As leis contra pirataria não são contra-producentes de forma equiparável à situação do aborto. A comparação só segue se a descriminalização da pirataria reduzir a própria pirataria ou suscitasse um aumento ou diminuição das proteções das liberdades individuais.
A vida não é fator suficiente, tendo em vista que gametas estão vivos, nosso próprio material genético está vivo e o próprio feto anencéfalo está vivo e pode ser morto. Entrasse numa regressão infinita, num paradoxo de sorites, quando se tenta definir num termo polissêmico o fenômeno da vida. Dentro da biologia, a vida começou há 4 bilhões de anos. Essa é a definição mais objetiva sobre a vida. É no mínimo complicado afirmar que a vida começa com a concepção. Tanto o óvulo como o espermatozoide já eram vivos antes de se unirem. O que daria para dizer é que a fusão dos gametas marca a criação da identidade genética do que poderá tornar-se um ser humano, se as condições ambientais ajudarem. Uma semente não é uma árvore e não recebe do Ibama o mesmo nível de proteção que uma respeitável tora de mogno. O que a concepção produz é um ser humano em potência, para utilizar a distinção aristotélica, autor tão caro à igreja. E não faz muito sentido embaralhar potencialidades com atualidades; afinal, no longo prazo somos todos cadáveres.

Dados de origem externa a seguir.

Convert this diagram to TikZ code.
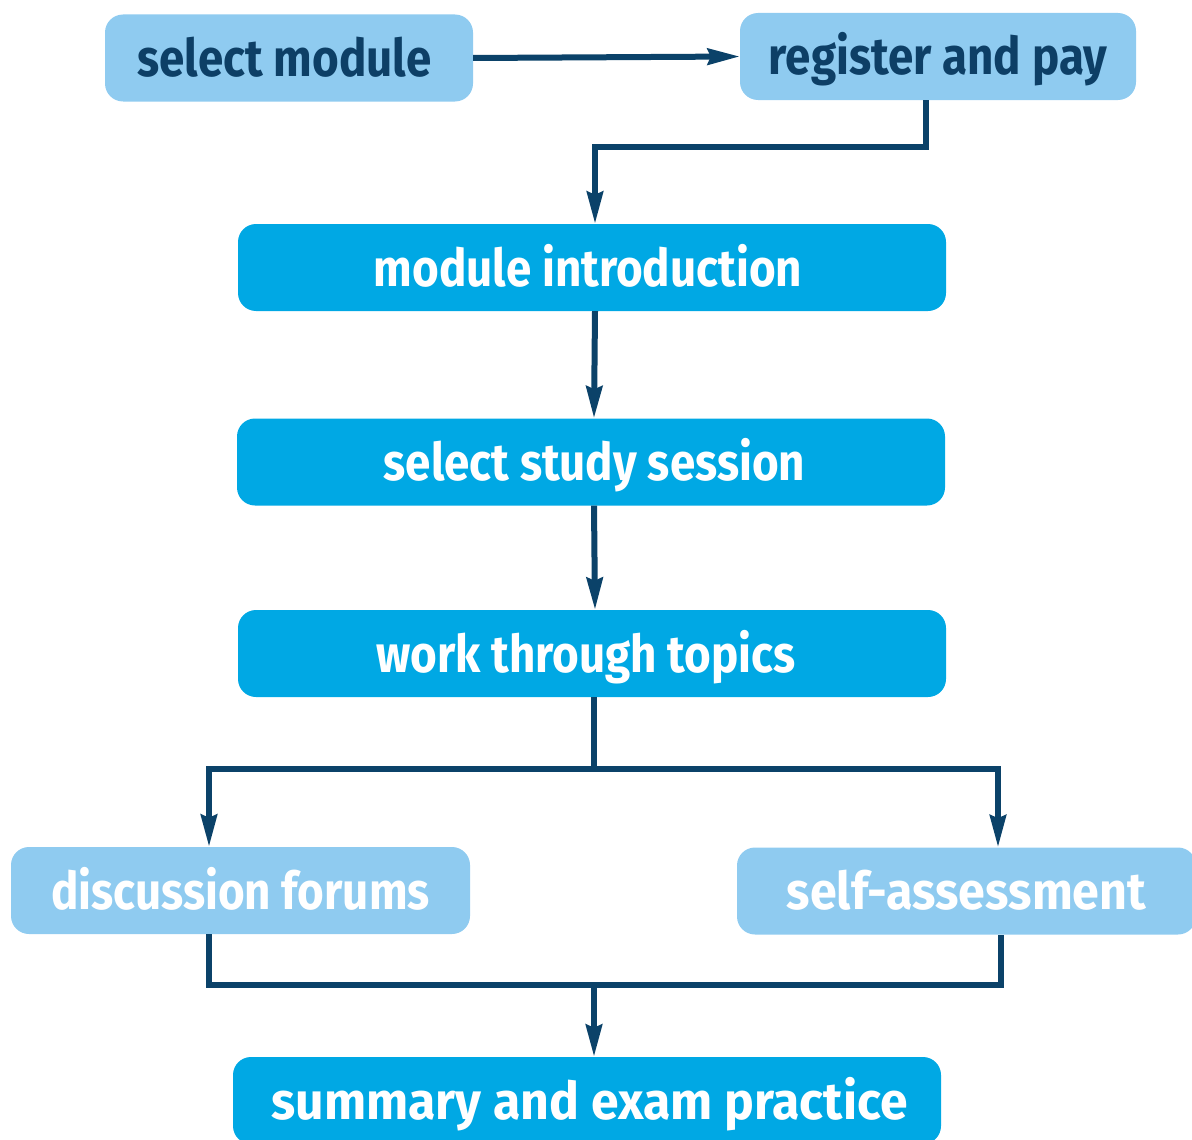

Muito bom sua exposição das contradições que trazem a tese.
Milady, aonde você vai parar, hein? Agora resolveu falar sobre o aborto e, com eloquência, conseguiu criticar quase que elogiando a racionalidade que se apresenta em torno de um tema que, pra mim, resume-se ao puro e simples instinto humano de autopreservação. Revogar a lei e permitir que a mãe decida, ao seu alvedrio, se deve abortar ou não é imoral?

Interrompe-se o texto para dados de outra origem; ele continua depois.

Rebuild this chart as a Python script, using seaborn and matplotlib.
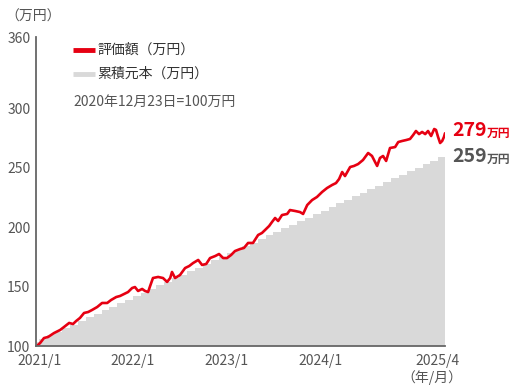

Mas o que há de moral na mantença de uma lei cuja inobservância traz consequencias ainda mais danosas?
Ah...quer saber? chega de pensar nisso...alguém aí nos comparou a uma tora de mogno e é exatamente isso que se consegue com tanto debate sobre esse assunto: a diminuição da nossa humanidade.
Milady, porque você não posta algo sobre futebol? a futilidade do assunto o torna mais agradável aos incrédulos como eu.